What is it used for?

Overview

Lecithin originated from the Greek “Lekithos,” referring to egg yolk. Lecithin is a common compound found in cells of all living organisms, its presence is required for proper biological function.

It also is an edible and digestible surfactant and emulsifier. Lecithin is used as an emulsifying and stabilizing agent in the food (eg, margarine, chocolate production), pharmaceutical, and cosmetic (eg, creams, lipsticks, conditioners) industries.

Neurological conditions

Pharmacological use of lecithin includes treatment for neurologic disorders and dementias. Lecithin is a good source of choline for treatment in dementias. Phosphatidylcholine is thought to be a precursor for acetylcholine (Ach) synthesis.
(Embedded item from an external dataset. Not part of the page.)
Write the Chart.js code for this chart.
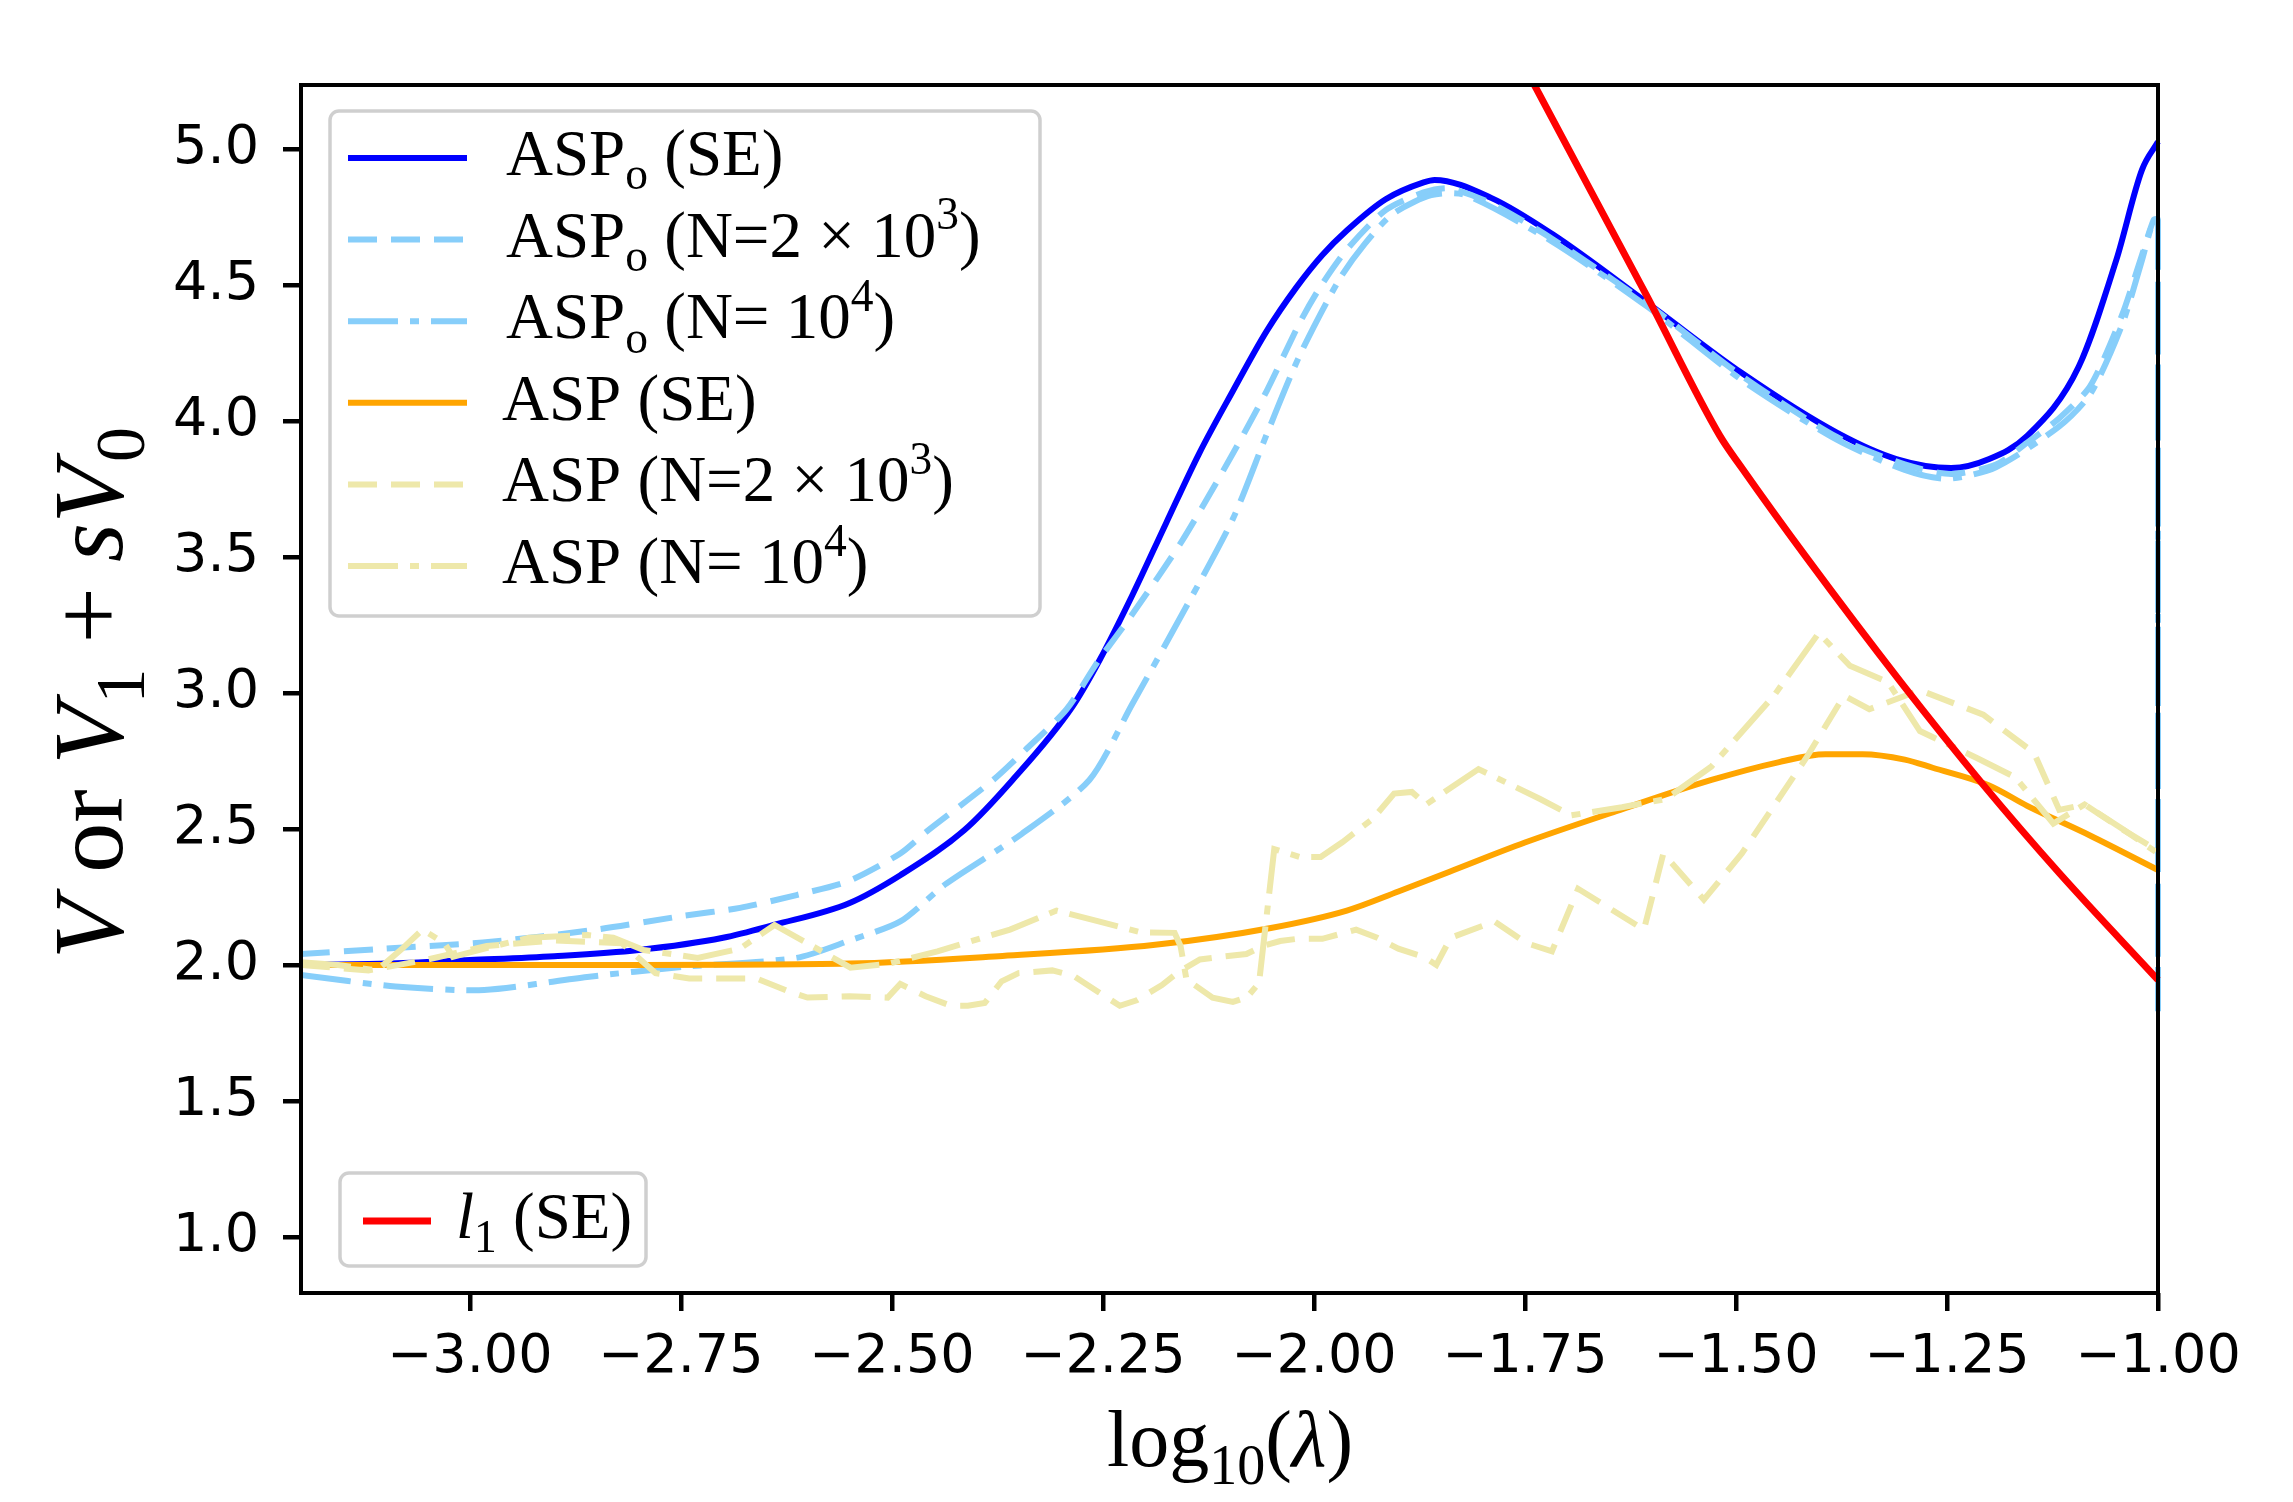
<!DOCTYPE html>
<html>
<head>
<meta charset="utf-8">
<script src="https://cdn.jsdelivr.net/npm/chart.js@4.4.0/dist/chart.umd.min.js"></script>
<style>
  html, body { margin: 0; padding: 0; background: #fff; }
  #wrap { width: 2293px; height: 1502px; }
</style>
</head>
<body>
<div id="wrap"><canvas id="chart" width="2293" height="1502"></canvas></div>
<script>
// axis ticks
const xTicks = [-3.0, -2.75, -2.5, -2.25, -2.0, -1.75, -1.5, -1.25, -1.0];
const yTicks = [1.0, 1.5, 2.0, 2.5, 3.0, 3.5, 4.0, 4.5, 5.0];

// ASP_o (SE)
const aspoSeX = [-3.20, -3.10, -3.00, -2.90, -2.80, -2.70, -2.64, -2.55, -2.49, -2.414, -2.357, -2.286, -2.254, -2.215, -2.175, -2.136, -2.096, -2.056, -2.021, -1.99, -1.961, -1.915, -1.87, -1.857, -1.79, -1.718, -1.605, -1.493, -1.38, -1.31, -1.245, -1.20, -1.155, -1.094, -1.049, -1.019, -1.00];
const aspoSeY = [2.00, 2.005, 2.018, 2.032, 2.055, 2.10, 2.147, 2.228, 2.33, 2.496, 2.68, 2.95, 3.12, 3.36, 3.625, 3.88, 4.11, 4.33, 4.49, 4.61, 4.70, 4.815, 4.877, 4.886, 4.82, 4.688, 4.434, 4.176, 3.956, 3.86, 3.827, 3.86, 3.945, 4.199, 4.596, 4.923, 5.026];

// ASP_o (N = 2e3)
const aspo2kX = [-3.20, -3.10, -2.975, -2.85, -2.748, -2.68, -2.613, -2.55, -2.49, -2.459, -2.38, -2.342, -2.293, -2.255, -2.215, -2.156, -2.096, -2.056, -2.017, -1.993, -1.961, -1.915, -1.87, -1.84, -1.79, -1.718, -1.605, -1.493, -1.38, -1.30, -1.245, -1.192, -1.155, -1.117, -1.08, -1.043, -1.02, -1.005, -1.0, -1.0];
const aspo2kY = [2.04, 2.06, 2.085, 2.13, 2.18, 2.21, 2.257, 2.31, 2.41, 2.49, 2.68, 2.79, 2.94, 3.12, 3.29, 3.56, 3.88, 4.11, 4.36, 4.49, 4.63, 4.775, 4.84, 4.855, 4.80, 4.67, 4.43, 4.165, 3.94, 3.84, 3.805, 3.84, 3.92, 4.01, 4.13, 4.386, 4.60, 4.74, 4.74, 1.88];

// ASP_o (N = 1e4)
const aspo10kX = [-3.20, -3.088, -2.983, -2.861, -2.748, -2.613, -2.55, -2.49, -2.436, -2.346, -2.266, -2.215, -2.156, -2.096, -2.056, -2.017, -1.970, -1.94, -1.907, -1.861, -1.82, -1.718, -1.605, -1.493, -1.38, -1.30, -1.25, -1.192, -1.117, -1.08, -1.043, -1.02, -1.005, -1.0, -1.0];
const aspo10kY = [1.963, 1.921, 1.908, 1.956, 1.993, 2.026, 2.09, 2.16, 2.298, 2.482, 2.68, 2.96, 3.29, 3.64, 3.95, 4.24, 4.52, 4.65, 4.76, 4.83, 4.83, 4.66, 4.42, 4.15, 3.93, 3.82, 3.787, 3.83, 3.98, 4.10, 4.35, 4.58, 4.74, 4.72, 1.83];

// ASP (SE)
const aspSeX = [-3.20, -3.00, -2.80, -2.55, -2.369, -2.188, -2.051, -1.961, -1.90, -1.84, -1.75, -1.642, -1.529, -1.45, -1.394, -1.35, -1.30, -1.267, -1.20, -1.155, -1.08, -1.00];
const aspSeY = [2.00, 2.00, 2.00, 2.005, 2.033, 2.074, 2.136, 2.20, 2.27, 2.342, 2.45, 2.565, 2.68, 2.745, 2.775, 2.775, 2.755, 2.725, 2.66, 2.585, 2.475, 2.349];

// ASP (N = 2e3)
const asp2kX = [-3.20, -3.12, -3.05, -2.98, -2.90, -2.82, -2.78, -2.74, -2.66, -2.62, -2.60, -2.55, -2.505, -2.49, -2.46, -2.43, -2.41, -2.39, -2.37, -2.35, -2.31, -2.285, -2.255, -2.23, -2.21, -2.18, -2.16, -2.135, -2.11, -2.08, -2.06, -2.04, -2.02, -1.99, -1.95, -1.925, -1.90, -1.87, -1.855, -1.838, -1.786, -1.748, -1.718, -1.687, -1.609, -1.586, -1.538, -1.493, -1.417, -1.372, -1.342, -1.282, -1.207, -1.147, -1.117, -1.087, -1.043, -1.00];
const asp2kY = [2.00, 1.98, 2.02, 2.07, 2.09, 2.08, 1.97, 1.95, 1.95, 1.90, 1.88, 1.885, 1.88, 1.93, 1.885, 1.85, 1.85, 1.86, 1.94, 1.97, 1.98, 1.96, 1.90, 1.85, 1.87, 1.926, 1.975, 2.02, 2.03, 2.04, 2.07, 2.088, 2.096, 2.096, 2.13, 2.10, 2.06, 2.03, 2.00, 2.10, 2.16, 2.08, 2.05, 2.28, 2.13, 2.41, 2.24, 2.41, 2.76, 2.99, 2.94, 3.01, 2.92, 2.78, 2.57, 2.59, 2.50, 2.42];

// ASP (N = 1e4)
const asp10kX = [-3.20, -3.156, -3.11, -3.08, -3.056, -3.03, -3.02, -2.97, -2.93, -2.86, -2.83, -2.794, -2.73, -2.68, -2.639, -2.60, -2.549, -2.505, -2.446, -2.36, -2.305, -2.255, -2.205, -2.165, -2.158, -2.151, -2.12, -2.096, -2.079, -2.065, -2.047, -2.017, -1.992, -1.966, -1.93, -1.905, -1.884, -1.867, -1.805, -1.732, -1.695, -1.635, -1.583, -1.529, -1.455, -1.402, -1.365, -1.32, -1.282, -1.214, -1.169, -1.124, -1.087, -1.042, -1.00];
const asp10kY = [2.01, 2.00, 1.98, 2.06, 2.13, 2.08, 2.03, 2.07, 2.10, 2.11, 2.10, 2.055, 2.026, 2.06, 2.147, 2.08, 1.99, 2.004, 2.05, 2.13, 2.20, 2.16, 2.12, 2.118, 2.07, 1.947, 1.88, 1.864, 1.882, 1.934, 2.426, 2.397, 2.397, 2.452, 2.538, 2.63, 2.636, 2.59, 2.72, 2.61, 2.55, 2.58, 2.61, 2.73, 2.99, 3.22, 3.10, 3.04, 2.86, 2.76, 2.69, 2.52, 2.59, 2.50, 2.41];

// l_1 (SE)
const l1SeX = [-1.76, -1.737, -1.605, -1.519, -1.493, -1.417, -1.304, -1.207, -1.117, -1.00];
const l1SeY = [5.36, 5.224, 4.456, 3.945, 3.827, 3.50, 3.037, 2.662, 2.338, 1.945];

// legend labels, as text runs (sub / sup / italic)
const legendMain = [
  [{ t: 'ASP' }, { t: 'o', sub: true }, { t: ' (SE)' }],
  [{ t: 'ASP' }, { t: 'o', sub: true }, { t: ' (N=2 \u00d7 10' }, { t: '3', sup: true }, { t: ')' }],
  [{ t: 'ASP' }, { t: 'o', sub: true }, { t: ' (N= 10' }, { t: '4', sup: true }, { t: ')' }],
  [{ t: 'ASP (SE)' }],
  [{ t: 'ASP (N=2 \u00d7 10' }, { t: '3', sup: true }, { t: ')' }],
  [{ t: 'ASP (N= 10' }, { t: '4', sup: true }, { t: ')' }]
];
const legendRed = [{ t: 'l', it: true }, { t: '1', sub: true }, { t: ' (SE)' }];
const xTitle = [{ t: 'log' }, { t: '10', sub: true }, { t: '(' }, { t: '\u03bb', it: true }, { t: ')' }];
const yTitle = [{ t: 'V', it: true }, { t: ' or ' }, { t: 'V', it: true }, { t: '1', sub: true }, { t: ' + ' }, { t: 's', it: true }, { t: 'V', it: true }, { t: '0', sub: true }];

const SERIF = '"Liberation Serif", "DejaVu Serif", serif';
const DASH = [29, 14];
const DASHDOT = [50, 12, 9, 12];

function pts(xs, ys) {
  return xs.map((x, i) => ({ x, y: ys[i] }));
}

function runFont(run, size) {
  const s = run.sub || run.sup ? size * 0.7 : size;
  return (run.it ? 'italic ' : '') + s + 'px ' + SERIF;
}

function runsWidth(ctx, runs, size) {
  let w = 0;
  runs.forEach((r) => {
    ctx.font = runFont(r, size);
    w += ctx.measureText(r.t).width;
  });
  return w;
}

function drawRuns(ctx, runs, x, y, size, center) {
  let cx = center ? x - runsWidth(ctx, runs, size) / 2 : x;
  ctx.textBaseline = 'alphabetic';
  ctx.textAlign = 'left';
  ctx.fillStyle = '#000';
  runs.forEach((r) => {
    ctx.font = runFont(r, size);
    let dy = 0;
    if (r.sub) dy = size * 0.22;
    if (r.sup) dy = -size * 0.42;
    ctx.fillText(r.t, cx, y + dy);
    cx += ctx.measureText(r.t).width;
  });
}

function roundBox(ctx, x, y, w, h) {
  ctx.save();
  ctx.beginPath();
  ctx.roundRect(x, y, w, h, 9);
  ctx.fillStyle = 'rgba(255,255,255,0.85)';
  ctx.fill();
  ctx.strokeStyle = '#cfcfcf';
  ctx.lineWidth = 3.5;
  ctx.stroke();
  ctx.restore();
}

function handle(ctx, ds, x1, x2, y) {
  ctx.save();
  ctx.strokeStyle = ds.borderColor;
  ctx.lineWidth = ds.borderWidth;
  ctx.setLineDash(ds.borderDash || []);
  ctx.beginPath();
  ctx.moveTo(x1, y);
  ctx.lineTo(x2, y);
  ctx.stroke();
  ctx.restore();
}

const decorations = {
  id: 'decorations',
  afterDatasetsDraw(chart) {
    const { ctx, chartArea: a } = chart;
    ctx.save();
    ctx.strokeStyle = '#000';
    ctx.lineWidth = 4;
    ctx.strokeRect(a.left, a.top, a.right - a.left, a.bottom - a.top);
    ctx.restore();
  },
  afterDraw(chart) {
    const { ctx } = chart;
    const sets = chart.data.datasets;

    // main legend
    roundBox(ctx, 330, 111, 710, 505);
    legendMain.forEach((runs, i) => {
      const y = 158 + i * 81.6;
      handle(ctx, sets[i], 348, 467, y);
      drawRuns(ctx, runs, i < 3 ? 506 : 502, y + 17, 65, false);
    });

    // l1 legend
    roundBox(ctx, 340, 1173, 306, 93);
    handle(ctx, sets[6], 363, 431, 1221);
    drawRuns(ctx, legendRed, 456, 1238, 65, false);

    // axis titles
    drawRuns(ctx, xTitle, 1230, 1466, 80, true);
    ctx.save();
    ctx.translate(122, 693);
    ctx.rotate(-Math.PI / 2);
    drawRuns(ctx, yTitle, 0, 0, 100, true);
    ctx.restore();
  }
};

function makeChart() {
  const el = document.getElementById('chart');
  const base = { pointRadius: 0, borderWidth: 6, fill: false, clip: { left: 0, top: 0, right: 4, bottom: 0 } };
  new Chart(el, {
    type: 'line',
    data: {
      datasets: [
        { ...base, label: 'ASPo (SE)', data: pts(aspoSeX, aspoSeY), borderColor: '#0000ff', cubicInterpolationMode: 'monotone', order: 7 },
        { ...base, label: 'ASPo (N=2e3)', data: pts(aspo2kX, aspo2kY), borderColor: '#87cefa', borderDash: DASH, tension: 0.25, order: 6 },
        { ...base, label: 'ASPo (N=1e4)', data: pts(aspo10kX, aspo10kY), borderColor: '#87cefa', borderDash: DASHDOT, tension: 0.25, order: 5 },
        { ...base, label: 'ASP (SE)', data: pts(aspSeX, aspSeY), borderColor: '#ffa500', cubicInterpolationMode: 'monotone', order: 4 },
        { ...base, label: 'ASP (N=2e3)', data: pts(asp2kX, asp2kY), borderColor: '#eee8aa', borderDash: DASH, tension: 0, order: 3 },
        { ...base, label: 'ASP (N=1e4)', data: pts(asp10kX, asp10kY), borderColor: '#eee8aa', borderDash: DASHDOT, tension: 0, order: 2 },
        { ...base, label: 'l1 (SE)', data: pts(l1SeX, l1SeY), borderColor: '#ff0000', borderWidth: 7, cubicInterpolationMode: 'monotone', order: 1 }
      ]
    },
    options: {
      responsive: false,
      devicePixelRatio: 1,
      animation: false,
      events: [],
      layout: { padding: { left: 0, top: 85, right: 135, bottom: 0 } },
      plugins: { legend: { display: false }, tooltip: { enabled: false } },
      scales: {
        x: {
          type: 'linear',
          min: -3.2,
          max: -1.0,
          afterBuildTicks: (s) => { s.ticks = xTicks.map((v) => ({ value: v })); },
          afterFit: (s) => { s.height = 209; },
          border: { display: false },
          grid: { drawOnChartArea: false, drawTicks: true, tickLength: 18, color: '#000', lineWidth: 4.5 },
          ticks: {
            autoSkip: false,
            maxRotation: 0,
            padding: 15,
            color: '#000',
            font: { family: '"DejaVu Sans", sans-serif', size: 54 },
            callback: (v) => (v < 0 ? '\u2212' : '') + Math.abs(v).toFixed(2)
          },
          title: { display: false }
        },
        y: {
          type: 'linear',
          min: 0.794,
          max: 5.235,
          afterBuildTicks: (s) => { s.ticks = yTicks.map((v) => ({ value: v })); },
          afterFit: (s) => { s.width = 301; },
          border: { display: false },
          grid: { drawOnChartArea: false, drawTicks: true, tickLength: 18, color: '#000', lineWidth: 4.5 },
          ticks: {
            autoSkip: false,
            padding: 24,
            color: '#000',
            font: { family: '"DejaVu Sans", sans-serif', size: 54 },
            callback: (v) => v.toFixed(1)
          },
          title: { display: false }
        }
      }
    },
    plugins: [decorations]
  });
}

makeChart();
</script>
</body>
</html>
Choline increases the accumulation of Ach within the brain. Ach is important for many brain functions including memory, so increasing concentration of this neurotransmitter may result in improved memory. Variable results occur using lecithin supplementation for treatment of neurologic disorders.

Liver/Cholesterol effects

Lecithin also is used to treat liver ailments and hypercholesterolemia. The mechanism appears to be enhancement of cholesterol metabolism in the digestive system. Lecithin seems to possess beneficial properties in reducing cholesterol levels and controlling or preventing atherosclerosis. However, studies from the late 1970s to early 1980s provide insufficient clinical or epidemiologic evidence to entirely support its positive effects against atherosclerosis. Although other studies from this time appear promising, no study was definitive with respect to atherosclerosis progression.

Other uses

It also has been used to modify the immune system by activating specific and nonspecific defense systems. Clinical studies need to be performed to verify this use.

What is the recommended dosage?

Studies of lecithin in cognitive impairment have used a wide variety of doses, from 1 to 35 g daily. A systematic review has been published.

How safe is it?

Contraindications

Contraindications have not yet been identified.

Pregnancy/nursing

Information regarding safety and efficacy in pregnancy and lactation is lacking.

Interactions

None well documented.

Side Effects

Adverse effects usually are not associated with lecithin. However, there have been reports of anorexia, nausea, increased salivation, other GI effects, and hepatitis.

Toxicities

Research reveals little or no information regarding toxicology with the use of this product.

References

  1. Lcithin. Review of Natural Products. factsandcomparisons4.0 [online]. 2005. Available from Wolters Kluwer Health, Inc. Accessed April 23, 2007.